**Problem to solve:** Transcribe all of the material exactly, except for its pictures.

**Data lines:**

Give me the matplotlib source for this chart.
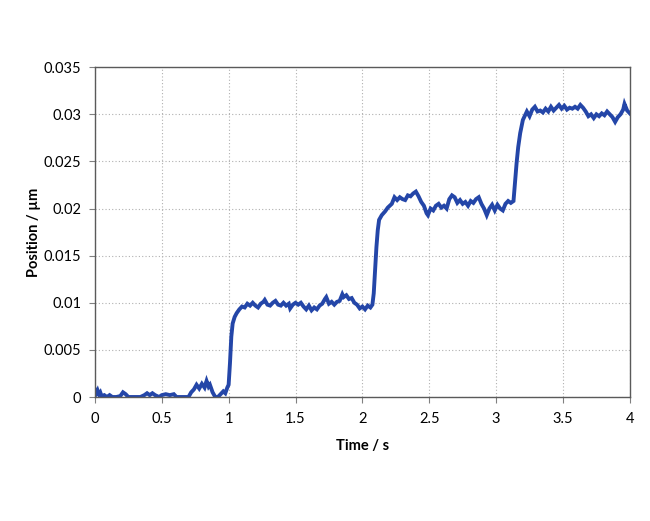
import matplotlib.pyplot as plt
import numpy as np

# position trace (time in s, position in um)
time_s = [
    0.00, 0.01, 0.02, 0.03, 0.04, 0.05, 0.07, 0.09, 0.11, 0.13, 0.16, 0.19, 0.21, 0.23, 0.25,
    0.30, 0.34, 0.37, 0.39, 0.41, 0.43, 0.45, 0.48, 0.50, 0.53, 0.56, 0.59, 0.61, 0.66, 0.70,
    0.72, 0.74, 0.76, 0.78, 0.80, 0.82, 0.835, 0.85, 0.86, 0.88, 0.90, 0.92, 0.94, 0.96, 0.975,
    0.99, 1.00,
    1.01, 1.02, 1.03, 1.045, 1.06, 1.08, 1.10, 1.12, 1.14,
    1.16, 1.18, 1.20, 1.22, 1.24, 1.26, 1.27, 1.29, 1.31, 1.33, 1.35, 1.37, 1.39, 1.41, 1.43,
    1.45, 1.46, 1.48, 1.50, 1.52, 1.54, 1.56, 1.58, 1.60, 1.62, 1.64, 1.66, 1.68, 1.70, 1.72,
    1.73, 1.75, 1.77, 1.79, 1.81, 1.83, 1.85, 1.86, 1.88, 1.90, 1.92, 1.94, 1.96, 1.98, 2.00,
    2.02, 2.04, 2.06, 2.075,
    2.085, 2.095, 2.105, 2.115, 2.125, 2.145, 2.17, 2.19, 2.22, 2.24,
    2.26, 2.28, 2.30, 2.32, 2.34, 2.36, 2.38, 2.40, 2.42, 2.44, 2.46, 2.48, 2.49, 2.51, 2.53,
    2.55, 2.57, 2.59, 2.61, 2.63, 2.65, 2.67, 2.69, 2.71, 2.73, 2.75, 2.77, 2.79, 2.81, 2.83,
    2.85, 2.87, 2.89, 2.91, 2.93, 2.95, 2.97, 2.99, 3.01, 3.03, 3.05, 3.07, 3.09, 3.11, 3.13,
    3.14, 3.153, 3.165, 3.18, 3.20, 3.23,
    3.25, 3.27, 3.29, 3.31, 3.33, 3.35, 3.37, 3.39, 3.41, 3.43, 3.45, 3.47, 3.49, 3.51, 3.53,
    3.55, 3.57, 3.59, 3.61, 3.63, 3.65, 3.67, 3.69, 3.71, 3.73, 3.75, 3.77, 3.79, 3.81, 3.83,
    3.85, 3.87, 3.89, 3.91, 3.93, 3.95, 3.96, 3.98, 4.00,
]
position_um = [
    0.0008, 0.0004, 0.0007, 0.0003, 0.0005, 0.0001, 0.0002, 0.0000, 0.0002, 0.0000, 0.0000,
    0.0001, 0.0005, 0.0003, 0.0000, 0.0000, 0.0000, 0.0002, 0.0004, 0.0002, 0.0004, 0.0002,
    0.0000, 0.0002, 0.0003, 0.0002, 0.0003, 0.0000, 0.0000, 0.0000, 0.0005, 0.0008, 0.0013,
    0.0009, 0.0014, 0.0010, 0.0017, 0.0011, 0.0013, 0.0005, 0.0000, 0.0000, 0.0003, 0.0006,
    0.0004, 0.0010, 0.0013,
    0.0036, 0.0064, 0.0078, 0.0085, 0.0089, 0.0093, 0.0096, 0.0095, 0.0099,
    0.0097, 0.0100, 0.0097, 0.0095, 0.0099, 0.0101, 0.0103, 0.0098, 0.0097, 0.0100, 0.0102,
    0.0098, 0.0097, 0.0100, 0.0097, 0.0099, 0.0094, 0.0098, 0.0100, 0.0098, 0.0100, 0.0096,
    0.0093, 0.0097, 0.0092, 0.0095, 0.0093, 0.0097, 0.0099, 0.0104, 0.0106, 0.0099, 0.0101,
    0.0098, 0.0101, 0.0102, 0.0109, 0.0106, 0.0108, 0.0104, 0.0105, 0.0100, 0.0098, 0.0094,
    0.0096, 0.0093, 0.0097, 0.0095, 0.0098,
    0.0110, 0.0135, 0.0159, 0.0177, 0.0188, 0.0193, 0.0197, 0.0201, 0.0205, 0.0212,
    0.0209, 0.0212, 0.0210, 0.0209, 0.0214, 0.0213, 0.0216, 0.0218, 0.0213, 0.0207, 0.0203,
    0.0195, 0.0193, 0.0200, 0.0198, 0.0203, 0.0205, 0.0201, 0.0203, 0.0200, 0.0210, 0.0214,
    0.0212, 0.0206, 0.0209, 0.0205, 0.0207, 0.0203, 0.0208, 0.0206, 0.0210, 0.0212, 0.0205,
    0.0200, 0.0193, 0.0200, 0.0204, 0.0198, 0.0204, 0.0200, 0.0198, 0.0205, 0.0208, 0.0206,
    0.0208,
    0.0225, 0.0248, 0.0265, 0.0280, 0.0294, 0.0303,
    0.0298, 0.0305, 0.0308, 0.0303, 0.0304, 0.0302, 0.0306, 0.0303, 0.0308, 0.0304, 0.0307,
    0.0310, 0.0306, 0.0309, 0.0305, 0.0307, 0.0306, 0.0308, 0.0306, 0.0310, 0.0307, 0.0303,
    0.0298, 0.0300, 0.0296, 0.0300, 0.0298, 0.0301, 0.0299, 0.0303, 0.0300, 0.0297, 0.0292,
    0.0297, 0.0300, 0.0305, 0.0311, 0.0304, 0.0301,
]

x_ticks = [0, 0.5, 1, 1.5, 2, 2.5, 3, 3.5, 4]
x_tick_labels = ['0', '0.5', '1', '1.5', '2', '2.5', '3', '3.5', '4']
y_ticks = [0, 0.005, 0.01, 0.015, 0.02, 0.025, 0.03, 0.035]
y_tick_labels = ['0', '0.005', '0.01', '0.015', '0.02', '0.025', '0.03', '0.035']

plt.rcParams['font.family'] = ['Lato', 'DejaVu Sans']

fig = plt.figure(figsize=(6.5, 5.21), dpi=100)
ax = fig.add_axes([0.146, 0.238, 0.823, 0.633])

ax.plot(time_s, position_um, color='#2446a8', linewidth=2.8, solid_joinstyle='miter')

ax.set_xlim(0, 4)
ax.set_ylim(0, 0.035)
ax.set_xticks(x_ticks, x_tick_labels)
ax.set_yticks(y_ticks, y_tick_labels)
ax.tick_params(labelsize=10.5, length=4, color='#808080', direction='out')
ax.tick_params(axis='x', pad=7)
ax.tick_params(axis='y', pad=6)
ax.grid(True, linestyle=(0, (1, 2)), color='#b0b0b0', linewidth=0.8)

for side in ['left', 'bottom', 'top', 'right']:
    ax.spines[side].set_color('#5a5a5a')
    ax.spines[side].set_linewidth(1.0)

ax.set_xlabel('Time / s', fontsize=10.5, fontweight='bold', labelpad=9)
ax.set_ylabel('Position / µm', fontsize=10.5, fontweight='bold', labelpad=2)

plt.savefig('out.png', dpi=100)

**Exercise solution:**
Give me the matplotlib source for this chart.
import matplotlib.pyplot as plt
import numpy as np

# position trace (time in s, position in um)
time_s = [
    0.00, 0.01, 0.02, 0.03, 0.04, 0.05, 0.07, 0.09, 0.11, 0.13, 0.16, 0.19, 0.21, 0.23, 0.25,
    0.30, 0.34, 0.37, 0.39, 0.41, 0.43, 0.45, 0.48, 0.50, 0.53, 0.56, 0.59, 0.61, 0.66, 0.70,
    0.72, 0.74, 0.76, 0.78, 0.80, 0.82, 0.835, 0.85, 0.86, 0.88, 0.90, 0.92, 0.94, 0.96, 0.975,
    0.99, 1.00,
    1.01, 1.02, 1.03, 1.045, 1.06, 1.08, 1.10, 1.12, 1.14,
    1.16, 1.18, 1.20, 1.22, 1.24, 1.26, 1.27, 1.29, 1.31, 1.33, 1.35, 1.37, 1.39, 1.41, 1.43,
    1.45, 1.46, 1.48, 1.50, 1.52, 1.54, 1.56, 1.58, 1.60, 1.62, 1.64, 1.66, 1.68, 1.70, 1.72,
    1.73, 1.75, 1.77, 1.79, 1.81, 1.83, 1.85, 1.86, 1.88, 1.90, 1.92, 1.94, 1.96, 1.98, 2.00,
    2.02, 2.04, 2.06, 2.075,
    2.085, 2.095, 2.105, 2.115, 2.125, 2.145, 2.17, 2.19, 2.22, 2.24,
    2.26, 2.28, 2.30, 2.32, 2.34, 2.36, 2.38, 2.40, 2.42, 2.44, 2.46, 2.48, 2.49, 2.51, 2.53,
    2.55, 2.57, 2.59, 2.61, 2.63, 2.65, 2.67, 2.69, 2.71, 2.73, 2.75, 2.77, 2.79, 2.81, 2.83,
    2.85, 2.87, 2.89, 2.91, 2.93, 2.95, 2.97, 2.99, 3.01, 3.03, 3.05, 3.07, 3.09, 3.11, 3.13,
    3.14, 3.153, 3.165, 3.18, 3.20, 3.23,
    3.25, 3.27, 3.29, 3.31, 3.33, 3.35, 3.37, 3.39, 3.41, 3.43, 3.45, 3.47, 3.49, 3.51, 3.53,
    3.55, 3.57, 3.59, 3.61, 3.63, 3.65, 3.67, 3.69, 3.71, 3.73, 3.75, 3.77, 3.79, 3.81, 3.83,
    3.85, 3.87, 3.89, 3.91, 3.93, 3.95, 3.96, 3.98, 4.00,
]
position_um = [
    0.0008, 0.0004, 0.0007, 0.0003, 0.0005, 0.0001, 0.0002, 0.0000, 0.0002, 0.0000, 0.0000,
    0.0001, 0.0005, 0.0003, 0.0000, 0.0000, 0.0000, 0.0002, 0.0004, 0.0002, 0.0004, 0.0002,
    0.0000, 0.0002, 0.0003, 0.0002, 0.0003, 0.0000, 0.0000, 0.0000, 0.0005, 0.0008, 0.0013,
    0.0009, 0.0014, 0.0010, 0.0017, 0.0011, 0.0013, 0.0005, 0.0000, 0.0000, 0.0003, 0.0006,
    0.0004, 0.0010, 0.0013,
    0.0036, 0.0064, 0.0078, 0.0085, 0.0089, 0.0093, 0.0096, 0.0095, 0.0099,
    0.0097, 0.0100, 0.0097, 0.0095, 0.0099, 0.0101, 0.0103, 0.0098, 0.0097, 0.0100, 0.0102,
    0.0098, 0.0097, 0.0100, 0.0097, 0.0099, 0.0094, 0.0098, 0.0100, 0.0098, 0.0100, 0.0096,
    0.0093, 0.0097, 0.0092, 0.0095, 0.0093, 0.0097, 0.0099, 0.0104, 0.0106, 0.0099, 0.0101,
    0.0098, 0.0101, 0.0102, 0.0109, 0.0106, 0.0108, 0.0104, 0.0105, 0.0100, 0.0098, 0.0094,
    0.0096, 0.0093, 0.0097, 0.0095, 0.0098,
    0.0110, 0.0135, 0.0159, 0.0177, 0.0188, 0.0193, 0.0197, 0.0201, 0.0205, 0.0212,
    0.0209, 0.0212, 0.0210, 0.0209, 0.0214, 0.0213, 0.0216, 0.0218, 0.0213, 0.0207, 0.0203,
    0.0195, 0.0193, 0.0200, 0.0198, 0.0203, 0.0205, 0.0201, 0.0203, 0.0200, 0.0210, 0.0214,
    0.0212, 0.0206, 0.0209, 0.0205, 0.0207, 0.0203, 0.0208, 0.0206, 0.0210, 0.0212, 0.0205,
    0.0200, 0.0193, 0.0200, 0.0204, 0.0198, 0.0204, 0.0200, 0.0198, 0.0205, 0.0208, 0.0206,
    0.0208,
    0.0225, 0.0248, 0.0265, 0.0280, 0.0294, 0.0303,
    0.0298, 0.0305, 0.0308, 0.0303, 0.0304, 0.0302, 0.0306, 0.0303, 0.0308, 0.0304, 0.0307,
    0.0310, 0.0306, 0.0309, 0.0305, 0.0307, 0.0306, 0.0308, 0.0306, 0.0310, 0.0307, 0.0303,
    0.0298, 0.0300, 0.0296, 0.0300, 0.0298, 0.0301, 0.0299, 0.0303, 0.0300, 0.0297, 0.0292,
    0.0297, 0.0300, 0.0305, 0.0311, 0.0304, 0.0301,
]

x_ticks = [0, 0.5, 1, 1.5, 2, 2.5, 3, 3.5, 4]
x_tick_labels = ['0', '0.5', '1', '1.5', '2', '2.5', '3', '3.5', '4']
y_ticks = [0, 0.005, 0.01, 0.015, 0.02, 0.025, 0.03, 0.035]
y_tick_labels = ['0', '0.005', '0.01', '0.015', '0.02', '0.025', '0.03', '0.035']

plt.rcParams['font.family'] = ['Lato', 'DejaVu Sans']

fig = plt.figure(figsize=(6.5, 5.21), dpi=100)
ax = fig.add_axes([0.146, 0.238, 0.823, 0.633])

ax.plot(time_s, position_um, color='#2446a8', linewidth=2.8, solid_joinstyle='miter')

ax.set_xlim(0, 4)
ax.set_ylim(0, 0.035)
ax.set_xticks(x_ticks, x_tick_labels)
ax.set_yticks(y_ticks, y_tick_labels)
ax.tick_params(labelsize=10.5, length=4, color='#808080', direction='out')
ax.tick_params(axis='x', pad=7)
ax.tick_params(axis='y', pad=6)
ax.grid(True, linestyle=(0, (1, 2)), color='#b0b0b0', linewidth=0.8)

for side in ['left', 'bottom', 'top', 'right']:
    ax.spines[side].set_color('#5a5a5a')
    ax.spines[side].set_linewidth(1.0)

ax.set_xlabel('Time / s', fontsize=10.5, fontweight='bold', labelpad=9)
ax.set_ylabel('Position / µm', fontsize=10.5, fontweight='bold', labelpad=2)

plt.savefig('out.png', dpi=100)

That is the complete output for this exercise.